• EXERCISE:
In the listing below, count the lines containing the string "chart" and state only the number.

---

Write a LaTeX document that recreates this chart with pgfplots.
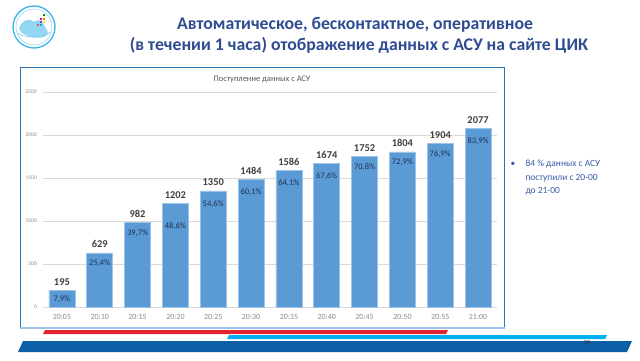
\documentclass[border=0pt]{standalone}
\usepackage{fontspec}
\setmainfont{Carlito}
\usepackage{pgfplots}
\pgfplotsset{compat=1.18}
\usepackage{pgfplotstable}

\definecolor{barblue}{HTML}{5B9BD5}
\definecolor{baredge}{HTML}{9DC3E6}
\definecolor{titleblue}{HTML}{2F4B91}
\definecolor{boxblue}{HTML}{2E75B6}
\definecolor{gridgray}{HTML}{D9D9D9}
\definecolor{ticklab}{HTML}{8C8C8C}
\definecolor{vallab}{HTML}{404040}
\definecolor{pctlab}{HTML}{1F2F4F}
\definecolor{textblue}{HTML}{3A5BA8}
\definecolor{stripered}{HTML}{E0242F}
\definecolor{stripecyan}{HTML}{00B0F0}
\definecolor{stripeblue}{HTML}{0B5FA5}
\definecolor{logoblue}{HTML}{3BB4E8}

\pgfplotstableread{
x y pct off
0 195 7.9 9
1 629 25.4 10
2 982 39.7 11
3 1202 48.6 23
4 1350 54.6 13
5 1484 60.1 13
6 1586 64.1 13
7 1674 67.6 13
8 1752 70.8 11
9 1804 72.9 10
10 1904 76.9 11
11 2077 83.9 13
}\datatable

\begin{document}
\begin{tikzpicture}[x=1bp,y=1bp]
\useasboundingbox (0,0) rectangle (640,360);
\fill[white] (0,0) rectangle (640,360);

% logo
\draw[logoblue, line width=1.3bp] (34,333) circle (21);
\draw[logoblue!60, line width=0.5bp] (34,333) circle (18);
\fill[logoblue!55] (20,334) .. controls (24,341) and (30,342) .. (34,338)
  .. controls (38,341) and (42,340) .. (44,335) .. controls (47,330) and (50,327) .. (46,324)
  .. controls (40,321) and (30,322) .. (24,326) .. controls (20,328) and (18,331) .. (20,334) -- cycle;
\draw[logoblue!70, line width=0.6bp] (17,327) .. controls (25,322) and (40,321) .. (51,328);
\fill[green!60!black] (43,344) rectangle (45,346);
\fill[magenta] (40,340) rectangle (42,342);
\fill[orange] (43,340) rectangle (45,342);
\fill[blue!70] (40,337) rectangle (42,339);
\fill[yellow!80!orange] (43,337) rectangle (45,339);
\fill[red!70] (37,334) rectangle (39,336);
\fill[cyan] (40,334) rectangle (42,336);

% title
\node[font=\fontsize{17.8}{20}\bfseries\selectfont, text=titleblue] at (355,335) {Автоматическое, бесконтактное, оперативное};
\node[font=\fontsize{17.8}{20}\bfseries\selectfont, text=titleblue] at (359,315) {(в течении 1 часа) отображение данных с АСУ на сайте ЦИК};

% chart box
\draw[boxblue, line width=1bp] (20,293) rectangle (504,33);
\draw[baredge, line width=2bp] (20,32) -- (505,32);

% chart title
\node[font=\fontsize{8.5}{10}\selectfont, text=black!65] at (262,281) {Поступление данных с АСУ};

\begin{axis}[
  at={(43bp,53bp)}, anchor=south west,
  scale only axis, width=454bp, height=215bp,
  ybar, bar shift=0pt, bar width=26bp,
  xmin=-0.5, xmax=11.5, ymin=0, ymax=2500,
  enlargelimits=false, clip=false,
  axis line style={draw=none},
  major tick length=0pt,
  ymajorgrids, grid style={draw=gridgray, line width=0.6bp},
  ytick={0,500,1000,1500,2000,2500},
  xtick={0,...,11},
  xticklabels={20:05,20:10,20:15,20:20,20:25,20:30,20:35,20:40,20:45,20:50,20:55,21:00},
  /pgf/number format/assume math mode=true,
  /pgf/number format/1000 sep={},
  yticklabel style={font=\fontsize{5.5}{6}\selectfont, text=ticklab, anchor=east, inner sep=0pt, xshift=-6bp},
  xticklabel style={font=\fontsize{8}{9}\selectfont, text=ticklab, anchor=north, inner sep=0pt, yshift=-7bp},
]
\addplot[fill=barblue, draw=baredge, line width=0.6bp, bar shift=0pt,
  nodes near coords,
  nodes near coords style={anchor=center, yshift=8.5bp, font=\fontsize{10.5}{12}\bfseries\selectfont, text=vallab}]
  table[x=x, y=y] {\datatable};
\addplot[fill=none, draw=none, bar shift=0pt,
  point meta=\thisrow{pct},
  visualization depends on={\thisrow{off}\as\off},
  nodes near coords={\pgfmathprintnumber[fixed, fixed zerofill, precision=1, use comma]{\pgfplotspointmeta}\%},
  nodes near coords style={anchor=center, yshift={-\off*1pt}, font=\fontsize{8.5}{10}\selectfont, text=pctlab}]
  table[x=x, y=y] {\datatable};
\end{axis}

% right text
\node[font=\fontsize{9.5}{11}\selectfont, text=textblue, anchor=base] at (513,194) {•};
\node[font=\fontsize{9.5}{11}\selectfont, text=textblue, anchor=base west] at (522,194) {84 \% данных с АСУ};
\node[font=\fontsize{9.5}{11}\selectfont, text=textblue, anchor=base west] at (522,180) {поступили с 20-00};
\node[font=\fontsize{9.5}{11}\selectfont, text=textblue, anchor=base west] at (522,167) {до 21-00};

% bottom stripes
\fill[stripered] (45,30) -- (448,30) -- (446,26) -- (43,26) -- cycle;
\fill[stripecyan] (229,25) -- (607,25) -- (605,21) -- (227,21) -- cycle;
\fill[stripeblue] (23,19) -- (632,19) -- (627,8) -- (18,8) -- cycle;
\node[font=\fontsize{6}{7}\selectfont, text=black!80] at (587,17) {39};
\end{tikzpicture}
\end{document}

---

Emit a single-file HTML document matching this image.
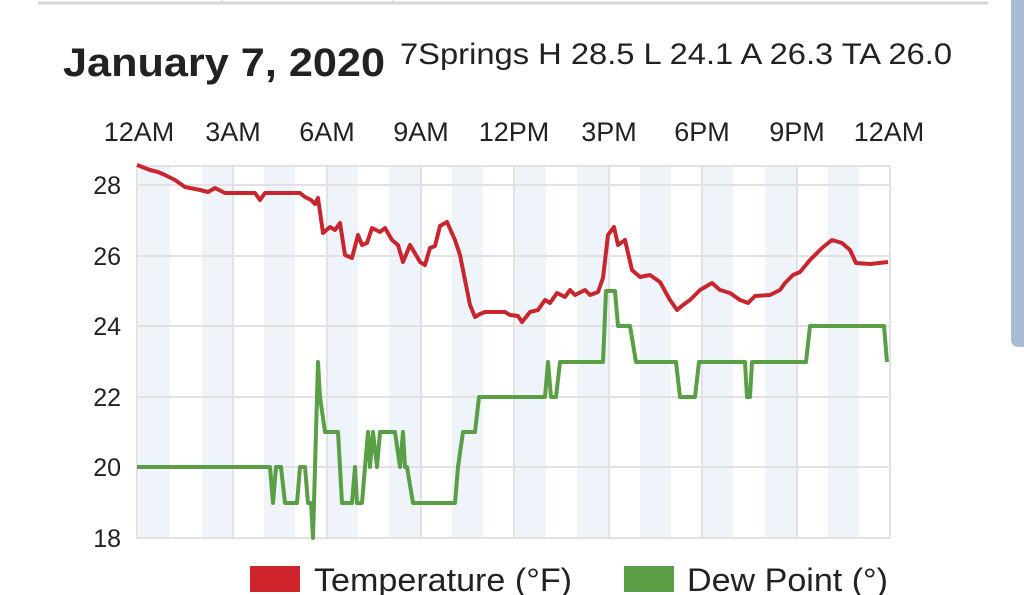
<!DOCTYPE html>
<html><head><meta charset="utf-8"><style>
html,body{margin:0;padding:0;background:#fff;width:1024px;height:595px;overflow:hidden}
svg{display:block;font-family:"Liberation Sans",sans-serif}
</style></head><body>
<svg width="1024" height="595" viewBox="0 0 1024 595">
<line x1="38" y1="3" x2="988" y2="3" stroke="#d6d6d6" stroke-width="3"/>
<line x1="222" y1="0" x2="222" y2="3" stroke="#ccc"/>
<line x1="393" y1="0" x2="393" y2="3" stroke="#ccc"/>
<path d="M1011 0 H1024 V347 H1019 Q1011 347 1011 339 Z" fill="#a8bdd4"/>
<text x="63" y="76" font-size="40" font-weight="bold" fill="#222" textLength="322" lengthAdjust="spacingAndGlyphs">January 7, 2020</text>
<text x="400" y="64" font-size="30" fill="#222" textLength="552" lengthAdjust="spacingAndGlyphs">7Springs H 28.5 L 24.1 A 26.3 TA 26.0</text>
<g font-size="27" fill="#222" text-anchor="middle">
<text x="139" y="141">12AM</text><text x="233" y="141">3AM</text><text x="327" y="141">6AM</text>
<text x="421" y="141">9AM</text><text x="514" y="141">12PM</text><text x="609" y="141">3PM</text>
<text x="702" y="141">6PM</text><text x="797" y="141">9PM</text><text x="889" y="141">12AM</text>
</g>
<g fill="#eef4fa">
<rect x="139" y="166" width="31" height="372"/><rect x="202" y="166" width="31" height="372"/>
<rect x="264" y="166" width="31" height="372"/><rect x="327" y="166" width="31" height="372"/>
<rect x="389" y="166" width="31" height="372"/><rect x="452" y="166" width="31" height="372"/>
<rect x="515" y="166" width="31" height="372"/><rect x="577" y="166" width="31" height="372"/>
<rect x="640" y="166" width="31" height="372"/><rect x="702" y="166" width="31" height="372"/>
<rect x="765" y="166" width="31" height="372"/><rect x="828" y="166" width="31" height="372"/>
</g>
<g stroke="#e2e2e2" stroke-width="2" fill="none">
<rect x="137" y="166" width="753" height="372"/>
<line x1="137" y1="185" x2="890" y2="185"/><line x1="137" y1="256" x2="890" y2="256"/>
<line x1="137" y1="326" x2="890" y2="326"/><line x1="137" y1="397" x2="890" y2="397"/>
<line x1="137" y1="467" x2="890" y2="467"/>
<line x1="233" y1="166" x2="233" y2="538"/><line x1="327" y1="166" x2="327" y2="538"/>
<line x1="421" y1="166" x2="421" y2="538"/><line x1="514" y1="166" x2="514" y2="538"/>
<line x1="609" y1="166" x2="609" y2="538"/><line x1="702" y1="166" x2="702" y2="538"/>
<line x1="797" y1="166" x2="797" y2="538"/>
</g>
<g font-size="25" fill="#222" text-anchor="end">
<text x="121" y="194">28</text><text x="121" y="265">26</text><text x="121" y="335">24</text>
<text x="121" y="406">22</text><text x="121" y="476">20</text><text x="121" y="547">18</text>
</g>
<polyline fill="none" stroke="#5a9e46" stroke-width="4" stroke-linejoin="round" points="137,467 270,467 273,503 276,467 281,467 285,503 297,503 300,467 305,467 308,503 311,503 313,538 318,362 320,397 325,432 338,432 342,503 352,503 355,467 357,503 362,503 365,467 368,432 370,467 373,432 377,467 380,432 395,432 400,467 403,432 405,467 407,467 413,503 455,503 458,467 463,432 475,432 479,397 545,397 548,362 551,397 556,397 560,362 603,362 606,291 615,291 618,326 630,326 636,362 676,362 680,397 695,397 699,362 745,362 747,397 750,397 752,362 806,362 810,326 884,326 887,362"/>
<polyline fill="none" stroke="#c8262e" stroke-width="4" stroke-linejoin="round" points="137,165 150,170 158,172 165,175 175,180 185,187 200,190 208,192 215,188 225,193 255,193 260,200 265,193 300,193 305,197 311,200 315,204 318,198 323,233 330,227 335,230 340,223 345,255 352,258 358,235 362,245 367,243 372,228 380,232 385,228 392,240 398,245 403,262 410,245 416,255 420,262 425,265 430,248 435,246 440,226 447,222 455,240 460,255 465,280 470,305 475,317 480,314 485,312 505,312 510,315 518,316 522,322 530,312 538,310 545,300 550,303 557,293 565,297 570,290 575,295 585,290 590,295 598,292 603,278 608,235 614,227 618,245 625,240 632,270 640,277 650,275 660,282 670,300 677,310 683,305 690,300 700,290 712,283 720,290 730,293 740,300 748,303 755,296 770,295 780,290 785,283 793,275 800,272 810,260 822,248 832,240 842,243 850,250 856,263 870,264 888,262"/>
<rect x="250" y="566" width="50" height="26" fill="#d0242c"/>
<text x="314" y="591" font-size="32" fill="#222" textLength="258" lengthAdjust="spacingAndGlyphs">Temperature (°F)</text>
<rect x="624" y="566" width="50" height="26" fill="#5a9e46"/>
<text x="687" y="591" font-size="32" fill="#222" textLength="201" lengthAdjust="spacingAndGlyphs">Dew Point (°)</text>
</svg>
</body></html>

---

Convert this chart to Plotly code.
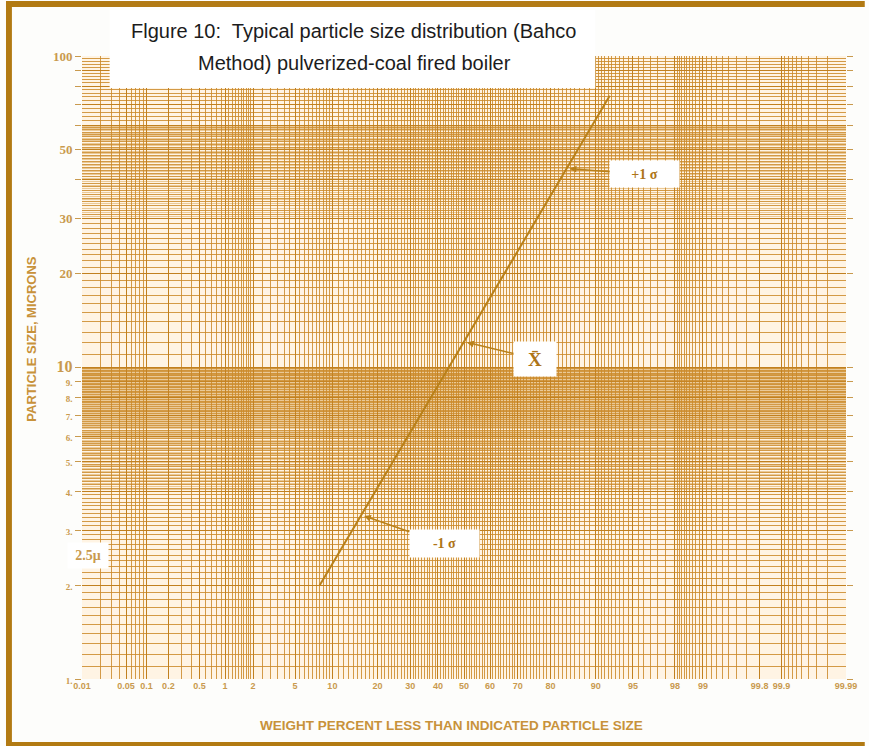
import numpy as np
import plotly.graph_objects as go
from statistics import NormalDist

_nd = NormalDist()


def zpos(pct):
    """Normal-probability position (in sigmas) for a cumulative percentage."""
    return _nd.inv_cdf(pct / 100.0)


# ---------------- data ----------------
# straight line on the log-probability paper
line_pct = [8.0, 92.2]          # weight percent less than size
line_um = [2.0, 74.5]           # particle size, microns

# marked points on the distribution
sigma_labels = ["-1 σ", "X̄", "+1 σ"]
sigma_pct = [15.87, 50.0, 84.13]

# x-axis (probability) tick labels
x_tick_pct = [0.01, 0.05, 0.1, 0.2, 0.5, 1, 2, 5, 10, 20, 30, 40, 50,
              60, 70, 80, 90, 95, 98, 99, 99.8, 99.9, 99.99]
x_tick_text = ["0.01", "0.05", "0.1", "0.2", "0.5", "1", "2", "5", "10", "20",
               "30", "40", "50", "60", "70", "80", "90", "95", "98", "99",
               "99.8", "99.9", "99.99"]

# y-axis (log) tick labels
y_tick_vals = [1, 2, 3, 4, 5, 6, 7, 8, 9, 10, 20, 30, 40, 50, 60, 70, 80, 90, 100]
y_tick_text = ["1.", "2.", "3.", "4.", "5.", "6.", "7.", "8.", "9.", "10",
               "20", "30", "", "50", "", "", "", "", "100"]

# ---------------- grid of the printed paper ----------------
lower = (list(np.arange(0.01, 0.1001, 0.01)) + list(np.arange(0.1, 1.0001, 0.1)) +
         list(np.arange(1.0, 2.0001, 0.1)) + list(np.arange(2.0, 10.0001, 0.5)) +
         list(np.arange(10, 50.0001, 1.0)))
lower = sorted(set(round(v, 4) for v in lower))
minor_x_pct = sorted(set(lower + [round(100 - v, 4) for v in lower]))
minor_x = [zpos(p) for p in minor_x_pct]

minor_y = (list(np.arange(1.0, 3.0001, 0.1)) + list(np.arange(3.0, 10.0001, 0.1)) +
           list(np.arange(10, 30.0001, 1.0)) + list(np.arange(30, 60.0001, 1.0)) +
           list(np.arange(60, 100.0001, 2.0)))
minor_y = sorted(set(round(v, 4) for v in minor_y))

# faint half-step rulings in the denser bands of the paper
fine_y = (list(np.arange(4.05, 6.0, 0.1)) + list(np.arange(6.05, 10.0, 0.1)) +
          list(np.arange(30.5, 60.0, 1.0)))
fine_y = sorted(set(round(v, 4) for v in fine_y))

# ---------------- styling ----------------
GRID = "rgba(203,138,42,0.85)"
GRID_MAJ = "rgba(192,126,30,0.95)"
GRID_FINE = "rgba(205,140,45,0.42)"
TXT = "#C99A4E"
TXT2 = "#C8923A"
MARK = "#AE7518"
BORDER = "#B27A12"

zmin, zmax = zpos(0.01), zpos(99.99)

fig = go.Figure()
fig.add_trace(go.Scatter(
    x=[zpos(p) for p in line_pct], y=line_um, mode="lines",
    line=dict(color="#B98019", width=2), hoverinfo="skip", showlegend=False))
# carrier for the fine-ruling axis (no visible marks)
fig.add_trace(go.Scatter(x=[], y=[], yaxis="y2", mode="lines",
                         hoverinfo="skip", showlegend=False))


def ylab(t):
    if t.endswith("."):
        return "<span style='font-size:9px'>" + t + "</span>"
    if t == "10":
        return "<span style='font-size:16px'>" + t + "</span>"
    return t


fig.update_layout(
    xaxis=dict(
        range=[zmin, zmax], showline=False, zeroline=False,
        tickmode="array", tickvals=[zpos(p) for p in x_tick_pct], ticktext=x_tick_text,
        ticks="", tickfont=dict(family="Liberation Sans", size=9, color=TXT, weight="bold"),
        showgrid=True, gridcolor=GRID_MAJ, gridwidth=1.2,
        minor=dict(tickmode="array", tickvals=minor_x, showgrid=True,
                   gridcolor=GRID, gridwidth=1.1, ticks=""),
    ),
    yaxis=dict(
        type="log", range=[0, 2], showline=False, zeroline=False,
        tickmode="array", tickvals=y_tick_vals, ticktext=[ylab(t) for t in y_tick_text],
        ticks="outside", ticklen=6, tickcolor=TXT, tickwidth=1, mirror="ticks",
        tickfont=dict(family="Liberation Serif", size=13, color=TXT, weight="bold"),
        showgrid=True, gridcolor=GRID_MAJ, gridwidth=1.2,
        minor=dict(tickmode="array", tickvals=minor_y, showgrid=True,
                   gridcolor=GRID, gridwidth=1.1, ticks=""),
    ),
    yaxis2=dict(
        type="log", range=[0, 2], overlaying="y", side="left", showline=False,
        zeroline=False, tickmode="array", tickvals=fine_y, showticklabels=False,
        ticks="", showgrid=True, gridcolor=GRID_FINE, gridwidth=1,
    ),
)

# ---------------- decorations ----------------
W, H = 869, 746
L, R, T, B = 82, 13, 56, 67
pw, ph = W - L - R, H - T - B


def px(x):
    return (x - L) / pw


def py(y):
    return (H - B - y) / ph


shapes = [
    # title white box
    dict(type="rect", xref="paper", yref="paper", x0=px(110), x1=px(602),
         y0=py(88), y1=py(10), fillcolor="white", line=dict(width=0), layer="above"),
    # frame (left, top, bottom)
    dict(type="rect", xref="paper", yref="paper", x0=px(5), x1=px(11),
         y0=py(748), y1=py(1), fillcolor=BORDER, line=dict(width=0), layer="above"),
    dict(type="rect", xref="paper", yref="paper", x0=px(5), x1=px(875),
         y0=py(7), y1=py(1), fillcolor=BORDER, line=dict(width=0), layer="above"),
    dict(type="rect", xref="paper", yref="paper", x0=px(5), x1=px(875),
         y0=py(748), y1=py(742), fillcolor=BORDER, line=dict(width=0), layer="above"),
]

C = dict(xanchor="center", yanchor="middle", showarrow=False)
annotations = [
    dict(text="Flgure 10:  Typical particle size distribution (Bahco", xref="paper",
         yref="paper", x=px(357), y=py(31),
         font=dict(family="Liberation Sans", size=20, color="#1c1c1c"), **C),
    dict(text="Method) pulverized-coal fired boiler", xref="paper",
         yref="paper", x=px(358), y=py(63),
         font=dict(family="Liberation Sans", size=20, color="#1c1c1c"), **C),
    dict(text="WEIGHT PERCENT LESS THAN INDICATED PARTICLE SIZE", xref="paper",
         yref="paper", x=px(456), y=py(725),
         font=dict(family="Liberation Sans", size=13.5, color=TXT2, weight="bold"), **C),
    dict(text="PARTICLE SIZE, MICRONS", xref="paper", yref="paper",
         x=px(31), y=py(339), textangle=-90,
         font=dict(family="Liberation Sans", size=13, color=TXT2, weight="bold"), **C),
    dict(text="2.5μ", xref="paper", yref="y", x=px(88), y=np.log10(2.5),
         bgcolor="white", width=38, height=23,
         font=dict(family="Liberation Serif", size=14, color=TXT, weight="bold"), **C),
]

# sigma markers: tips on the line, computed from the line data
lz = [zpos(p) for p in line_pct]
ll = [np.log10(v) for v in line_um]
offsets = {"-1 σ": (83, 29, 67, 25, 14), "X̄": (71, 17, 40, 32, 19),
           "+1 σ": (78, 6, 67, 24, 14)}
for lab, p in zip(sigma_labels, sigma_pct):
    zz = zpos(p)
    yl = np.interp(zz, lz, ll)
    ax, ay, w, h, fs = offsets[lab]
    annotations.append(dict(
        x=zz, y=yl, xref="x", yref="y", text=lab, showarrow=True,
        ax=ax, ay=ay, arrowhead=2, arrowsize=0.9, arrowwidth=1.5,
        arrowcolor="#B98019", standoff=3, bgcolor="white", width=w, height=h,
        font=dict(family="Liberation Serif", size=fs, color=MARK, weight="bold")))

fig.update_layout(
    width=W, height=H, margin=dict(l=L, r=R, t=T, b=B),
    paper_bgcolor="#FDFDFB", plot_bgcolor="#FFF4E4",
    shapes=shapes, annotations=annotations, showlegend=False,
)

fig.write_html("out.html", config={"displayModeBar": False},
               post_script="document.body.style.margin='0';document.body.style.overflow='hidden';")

---

• WRITTEN REPLY:
4